I am an an amazing cook. But I operate an oven like a four-year-old.
In the past 24 hours, I have used the oven three times. I have also left the oven on three times. I seem to have forgotten that ovens actually need to be turned off, and don’t switch into idle self-preservation mode.
Yesterday, I decided to make eggs. I congratulated myself on how responsible I was for not turning the heat on in the skillet until I had finished whisking my eggs in a bowl. Then, I put the eggs in the skillet, turned the heat on, walked over to the table, and started thinking about ideas for my blog.
A few minutes later, my fiancé said, “Um, are you cooking eggs?”. I told him that I honestly had forgotten the eggs had existed. Not “I forgot” or “Yes, maybe they are ready now”, but “I literally have no memory of having put eggs in the skillet”.
I rock at slow-cooking. Except for that one time…
Roughly three years ago, I decided to make a really nice New Year’s Eve dinner. I bought grass-fed short ribs from Whole Foods. Grass-fed. From Whole Foods. Okay, now that we are clear on how much money I probably spent, let’s move on with the story.

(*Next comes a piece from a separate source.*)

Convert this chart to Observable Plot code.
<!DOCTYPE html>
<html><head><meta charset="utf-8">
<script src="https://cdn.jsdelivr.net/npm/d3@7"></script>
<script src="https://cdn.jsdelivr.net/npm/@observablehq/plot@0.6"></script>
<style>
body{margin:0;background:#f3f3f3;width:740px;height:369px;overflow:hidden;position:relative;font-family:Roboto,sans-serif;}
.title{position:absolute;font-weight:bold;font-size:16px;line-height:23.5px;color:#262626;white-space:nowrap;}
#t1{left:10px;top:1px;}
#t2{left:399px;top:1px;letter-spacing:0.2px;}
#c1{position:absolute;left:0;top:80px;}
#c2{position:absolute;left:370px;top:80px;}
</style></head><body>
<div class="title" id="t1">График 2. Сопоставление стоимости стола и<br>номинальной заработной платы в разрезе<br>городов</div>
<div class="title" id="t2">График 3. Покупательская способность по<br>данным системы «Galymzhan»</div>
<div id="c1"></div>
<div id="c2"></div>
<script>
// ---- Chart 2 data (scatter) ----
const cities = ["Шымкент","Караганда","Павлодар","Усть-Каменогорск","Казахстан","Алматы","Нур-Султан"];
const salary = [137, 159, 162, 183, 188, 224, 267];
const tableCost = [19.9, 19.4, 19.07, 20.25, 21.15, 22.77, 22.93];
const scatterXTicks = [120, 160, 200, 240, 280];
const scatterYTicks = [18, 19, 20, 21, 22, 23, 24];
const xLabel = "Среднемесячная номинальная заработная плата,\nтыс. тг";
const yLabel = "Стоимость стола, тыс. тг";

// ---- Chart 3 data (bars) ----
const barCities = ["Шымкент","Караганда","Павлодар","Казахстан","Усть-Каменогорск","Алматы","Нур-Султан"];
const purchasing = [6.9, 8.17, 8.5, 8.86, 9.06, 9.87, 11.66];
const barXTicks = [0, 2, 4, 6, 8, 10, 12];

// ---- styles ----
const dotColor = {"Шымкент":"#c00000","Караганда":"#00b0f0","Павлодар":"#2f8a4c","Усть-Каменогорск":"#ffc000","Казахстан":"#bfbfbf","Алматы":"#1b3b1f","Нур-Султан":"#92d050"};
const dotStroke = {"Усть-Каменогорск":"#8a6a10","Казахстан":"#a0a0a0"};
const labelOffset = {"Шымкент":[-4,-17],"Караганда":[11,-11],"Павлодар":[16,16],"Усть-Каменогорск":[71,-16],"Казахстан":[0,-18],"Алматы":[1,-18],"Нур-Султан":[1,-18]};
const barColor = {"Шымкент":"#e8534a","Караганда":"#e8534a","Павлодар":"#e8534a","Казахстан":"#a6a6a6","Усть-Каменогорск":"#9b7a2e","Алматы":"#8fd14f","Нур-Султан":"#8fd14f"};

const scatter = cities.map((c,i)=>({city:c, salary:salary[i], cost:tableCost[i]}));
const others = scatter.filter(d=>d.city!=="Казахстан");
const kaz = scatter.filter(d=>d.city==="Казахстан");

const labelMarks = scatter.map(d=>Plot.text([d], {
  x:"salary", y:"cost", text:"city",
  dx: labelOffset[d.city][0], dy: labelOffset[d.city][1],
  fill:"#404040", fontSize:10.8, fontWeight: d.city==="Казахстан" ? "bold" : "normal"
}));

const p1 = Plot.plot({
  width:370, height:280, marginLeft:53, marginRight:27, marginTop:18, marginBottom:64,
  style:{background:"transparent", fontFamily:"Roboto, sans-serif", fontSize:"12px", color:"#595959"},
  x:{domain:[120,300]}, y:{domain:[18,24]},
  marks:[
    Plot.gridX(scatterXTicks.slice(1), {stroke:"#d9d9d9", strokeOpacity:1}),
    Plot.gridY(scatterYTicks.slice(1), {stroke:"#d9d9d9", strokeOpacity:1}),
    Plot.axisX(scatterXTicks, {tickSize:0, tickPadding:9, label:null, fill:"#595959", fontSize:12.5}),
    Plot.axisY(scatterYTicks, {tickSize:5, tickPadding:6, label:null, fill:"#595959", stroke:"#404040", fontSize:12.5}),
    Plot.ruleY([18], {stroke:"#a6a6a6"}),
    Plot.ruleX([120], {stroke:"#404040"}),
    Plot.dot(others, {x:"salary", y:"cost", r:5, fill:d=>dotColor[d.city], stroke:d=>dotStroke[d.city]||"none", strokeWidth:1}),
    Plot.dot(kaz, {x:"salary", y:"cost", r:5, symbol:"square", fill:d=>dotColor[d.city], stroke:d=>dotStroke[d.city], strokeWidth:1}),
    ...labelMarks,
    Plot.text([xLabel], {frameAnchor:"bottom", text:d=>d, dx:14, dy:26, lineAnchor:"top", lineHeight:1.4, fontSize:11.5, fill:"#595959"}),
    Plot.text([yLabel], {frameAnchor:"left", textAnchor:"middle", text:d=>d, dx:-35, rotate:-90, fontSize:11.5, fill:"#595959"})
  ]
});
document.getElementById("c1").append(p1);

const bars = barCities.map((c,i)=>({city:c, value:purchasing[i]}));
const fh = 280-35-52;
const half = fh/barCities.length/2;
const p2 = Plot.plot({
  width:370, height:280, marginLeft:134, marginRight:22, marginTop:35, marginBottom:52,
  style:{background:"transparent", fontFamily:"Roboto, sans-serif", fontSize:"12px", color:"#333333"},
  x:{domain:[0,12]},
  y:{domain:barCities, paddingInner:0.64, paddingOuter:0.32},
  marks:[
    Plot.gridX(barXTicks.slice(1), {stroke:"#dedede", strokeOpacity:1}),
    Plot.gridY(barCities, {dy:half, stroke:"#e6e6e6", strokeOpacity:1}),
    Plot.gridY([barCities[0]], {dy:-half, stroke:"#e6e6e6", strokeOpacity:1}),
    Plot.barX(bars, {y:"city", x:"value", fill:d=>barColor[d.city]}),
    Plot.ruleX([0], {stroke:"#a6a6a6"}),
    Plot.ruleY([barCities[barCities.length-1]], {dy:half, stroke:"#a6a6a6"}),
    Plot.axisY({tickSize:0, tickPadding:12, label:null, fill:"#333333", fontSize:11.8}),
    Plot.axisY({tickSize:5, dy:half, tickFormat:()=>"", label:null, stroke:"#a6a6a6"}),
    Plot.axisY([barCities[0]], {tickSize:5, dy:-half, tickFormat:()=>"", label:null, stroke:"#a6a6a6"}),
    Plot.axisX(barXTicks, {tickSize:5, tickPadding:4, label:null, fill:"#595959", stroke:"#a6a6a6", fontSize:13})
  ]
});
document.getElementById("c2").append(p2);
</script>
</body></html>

I prepared the crock pot, seasoned my short ribs, and put them in to cook for 8 hours. Then, my cousin and I went to the Staples Center for a Lakers game. When we returned, I immediately knew something was wrong because the apartment did not smell like short ribs. I walked over to the crock pot, and realized I had forgotten to turn it on. I had to throw out the entire batch and create a makeshift meal from what I had on hand (miraculously, black eyed peas, cornbread, and other redeemable stuff).
The delusion of doing it all and having it all
There is something about today’s society that leads us to convince ourselves that we can have it all and do it all. We think that we somehow control never burning food, messing up in a relationship, blowing a project, getting into an accident, forgetting important tasks, or otherwise falling short of our expectations of perfection.

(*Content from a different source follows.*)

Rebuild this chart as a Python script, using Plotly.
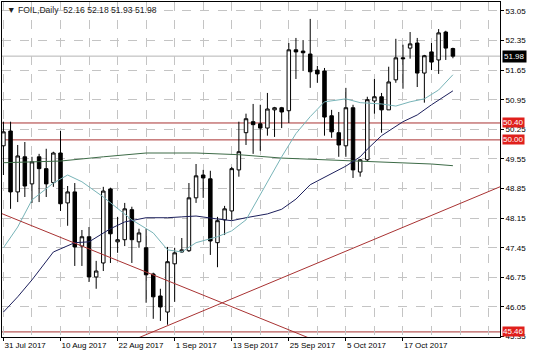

How are we so easily deceived and misled?
Well, it’s because we are capable of so much. Having conquered the ability to tie our own shoes, cook decent meals, open a bank account, and hold down a steady job, we want to extend that record of greatness into a long list of EVERYTHING there is to accomplish. We are able to sustain this for varying amounts of time, but there is a tipping point for everyone.

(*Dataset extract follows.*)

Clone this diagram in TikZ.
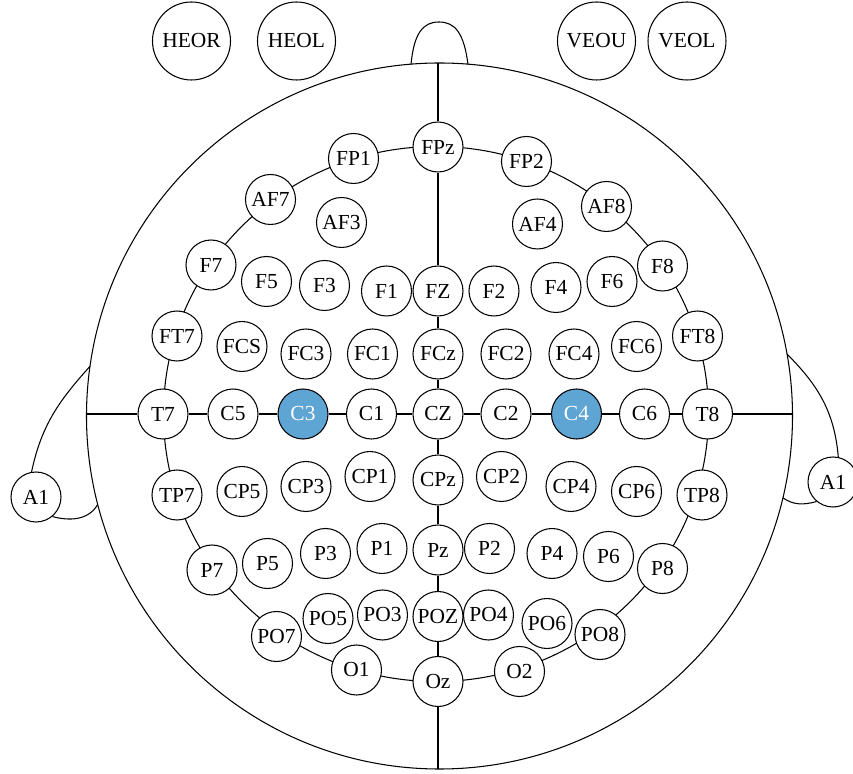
\documentclass[tikz,border=0pt]{standalone}
\usepackage{fontspec}
\setmainfont{Liberation Serif}
\usepackage{tikz}
\definecolor{elecblue}{RGB}{95,165,212}
\tikzset{
  electrode/.style={circle,draw,fill=white,minimum size=1cm,inner sep=0pt,font=\fontsize{12.2}{14}\selectfont},
  active/.style={electrode,fill=elecblue,text=white},
  eog/.style={circle,draw,fill=white,minimum size=1.56cm,inner sep=0pt,font=\fontsize{12.2}{14}\selectfont}
}

\begin{document}
\begin{tikzpicture}[line width=0.6pt]
\useasboundingbox (-8.76,-7.2) rectangle (8.3,8.28);
% head, nose and ears
\coordinate (H) at (0.03,-0.04);
\draw (H) circle (7.06);
\draw (-0.54,6.99) .. controls (-0.48,7.62) and (-0.3,7.84) .. (0.02,7.84) .. controls (0.34,7.84) and (0.52,7.62) .. (0.6,6.99);
\path (H) ++(171.9:7.06) coordinate (earL1) (H) ++(194.5:7.06) coordinate (earL2);
\path (H) ++(10.1:7.06) coordinate (earR1) (H) ++(-13.4:7.06) coordinate (earR2);
\coordinate (top) at (0,7.02);
\coordinate (bot) at (0,-7.1);
\coordinate (left) at (-7.03,0);
\coordinate (right) at (7.09,0);
\draw (-0.04,0) ellipse (5.45 and 5.35);

\node[eog] (HEOR) at (-4.93,7.46) {HEOR};
\node[eog] (HEOL) at (-2.83,7.46) {HEOL};
\node[eog] (VEOU) at (3.17,7.46) {VEOU};
\node[eog] (VEOL) at (4.98,7.46) {VEOL};
\node[electrode] (A1L) at (-8.04,-1.66) {A1};
\node[electrode] (A1R) at (7.9,-1.36) {A1};

% outer ring
\node[electrode] (FPz) at (0,5.34) {FPz};
\node[electrode] (FP1) at (-1.69,5.11) {FP1};
\node[electrode] (FP2) at (1.77,5.05) {FP2};
\node[electrode] (AF7) at (-3.35,4.29) {AF7};
\node[electrode] (AF8) at (3.37,4.15) {AF8};
\node[electrode] (F7) at (-4.54,2.98) {F7};
\node[electrode] (F8) at (4.49,2.96) {F8};
\node[electrode] (FT7) at (-5.22,1.56) {FT7};
\node[electrode] (FT8) at (5.19,1.56) {FT8};
\node[electrode] (T7) at (-5.5,0) {T7};
\node[electrode] (T8) at (5.39,0) {T8};
\node[electrode] (TP7) at (-5.22,-1.62) {TP7};
\node[electrode] (TP8) at (5.28,-1.62) {TP8};
\node[electrode] (P7) at (-4.52,-3.12) {P7};
\node[electrode] (P8) at (4.49,-3.09) {P8};
\node[electrode] (PO7) at (-3.23,-4.45) {PO7};
\node[electrode] (PO8) at (3.24,-4.41) {PO8};
\node[electrode] (O1) at (-1.63,-5.12) {O1};
\node[electrode] (O2) at (1.63,-5.15) {O2};
\node[electrode] (Oz) at (0,-5.35) {Oz};

% inner rows
\node[electrode] (AF3) at (-1.93,3.83) {AF3};
\node[electrode] (AF4) at (1.99,3.8) {AF4};

\node[electrode] (F5) at (-3.43,2.65) {F5};
\node[electrode] (F3) at (-2.27,2.57) {F3};
\node[electrode] (F1) at (-1.03,2.46) {F1};
\node[electrode] (FZ) at (0,2.46) {FZ};
\node[electrode] (F2) at (1.12,2.46) {F2};
\node[electrode] (F4) at (2.36,2.53) {F4};
\node[electrode] (F6) at (3.48,2.65) {F6};

\node[electrode] (FCS) at (-3.92,1.35) {FCS};
\node[electrode] (FC3) at (-2.64,1.2) {FC3};
\node[electrode] (FC1) at (-1.31,1.2) {FC1};
\node[electrode] (FCz) at (0,1.2) {FCz};
\node[electrode] (FC2) at (1.36,1.2) {FC2};
\node[electrode] (FC4) at (2.72,1.2) {FC4};
\node[electrode] (FC6) at (3.97,1.35) {FC6};

\node[electrode] (C5) at (-4.1,0) {C5};
\node[active] (C3) at (-2.7,0) {C3};
\node[electrode] (C1) at (-1.33,0) {C1};
\node[electrode] (CZ) at (0,0) {CZ};
\node[electrode] (C2) at (1.36,0) {C2};
\node[active] (C4) at (2.77,0) {C4};
\node[electrode] (C6) at (4.13,0) {C6};

\node[electrode] (CP5) at (-3.92,-1.55) {CP5};
\node[electrode] (CP3) at (-2.64,-1.45) {CP3};
\node[electrode] (CP1) at (-1.36,-1.25) {CP1};
\node[electrode] (CPz) at (0,-1.32) {CPz};
\node[electrode] (CP2) at (1.27,-1.25) {CP2};
\node[electrode] (CP4) at (2.66,-1.45) {CP4};
\node[electrode] (CP6) at (3.97,-1.55) {CP6};

\node[electrode] (P5) at (-3.41,-2.99) {P5};
\node[electrode] (P3) at (-2.25,-2.79) {P3};
\node[electrode] (P1) at (-1.12,-2.69) {P1};
\node[electrode] (Pz) at (0,-2.72) {Pz};
\node[electrode] (P2) at (1.03,-2.69) {P2};
\node[electrode] (P4) at (2.28,-2.79) {P4};
\node[electrode] (P6) at (3.41,-2.85) {P6};

\node[electrode] (PO5) at (-2.2,-4.09) {PO5};
\node[electrode] (PO3) at (-1.11,-4.02) {PO3};
\node[electrode] (POZ) at (0,-4.05) {POZ};
\node[electrode] (PO4) at (1.01,-4.02) {PO4};
\node[electrode] (PO6) at (2.18,-4.19) {PO6};

% midlines
\draw (top) -- (FPz) -- (FZ) -- (FCz) -- (CZ) -- (CPz) -- (Pz) -- (POZ) -- (Oz) -- (bot);
\draw (left) -- (T7) -- (C5) -- (C3) -- (C1) -- (CZ) -- (C2) -- (C4) -- (C6) -- (T8) -- (right);

% ears
\draw (earL1) to[out=228,in=78] (A1L.100);
\draw (A1L.-50) to[out=-15,in=240] (earL2);
\draw (earR1) to[out=-45,in=95] (A1R.78);
\draw (A1R.230) to[out=195,in=-35] (earR2);
\end{tikzpicture}
\end{document}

It’s only so long before you blow a fuse
My theory? Our inner circuits are being stretched to maximum capacity. They blow a fuse and start messing up on little tasks. Maybe you forget to pay your credit card. Or, you come home and are convinced that cooking at the end of the day is the hardest task ever and you would rather go hungry, or subsist on kit kats, popsicles, and wheat thins (yes, I’m guilty of all three, thanks to bulk stores). Perhaps you know your credit card has to be paid, and you went to the website to pay it, but then you got distracted by the eleven hundred open tasks in your browser. Perhaps.
Maybe a visual will help. If you didn’t click on Allie Brosh the first time I mentioned her, you really should check out this cartoon. I’ve never heard the concept of adulting explained so well.
Are you contemplating what you will do differently in the year ahead? Do you wish that you could flip a switch and magically leave a few habits behind?
How to “adult” like an adult
In my head, I am adulting and doing everything effectively. As a coach, I am fully aware when I cross that fine line into chaos. While it might seem to be a shocking admission that I do struggle wtih focus, my practices help me stay on task. I find it helpful to anchor myself daily in what is most important, because it simply is not possible to do it all.
I use my daily planner to help me prioritize. I review my planner on a daily basis so I can make adjustments as needed. As far as the cooking, a different approach is needed. Moving forward, I would like to be more consistent with using timers when I cook. I know it will yield more peace (and better meals) for me.
What is your “adulting” challenge? What is one practice you can incorporate to address what challenges you in the New Year?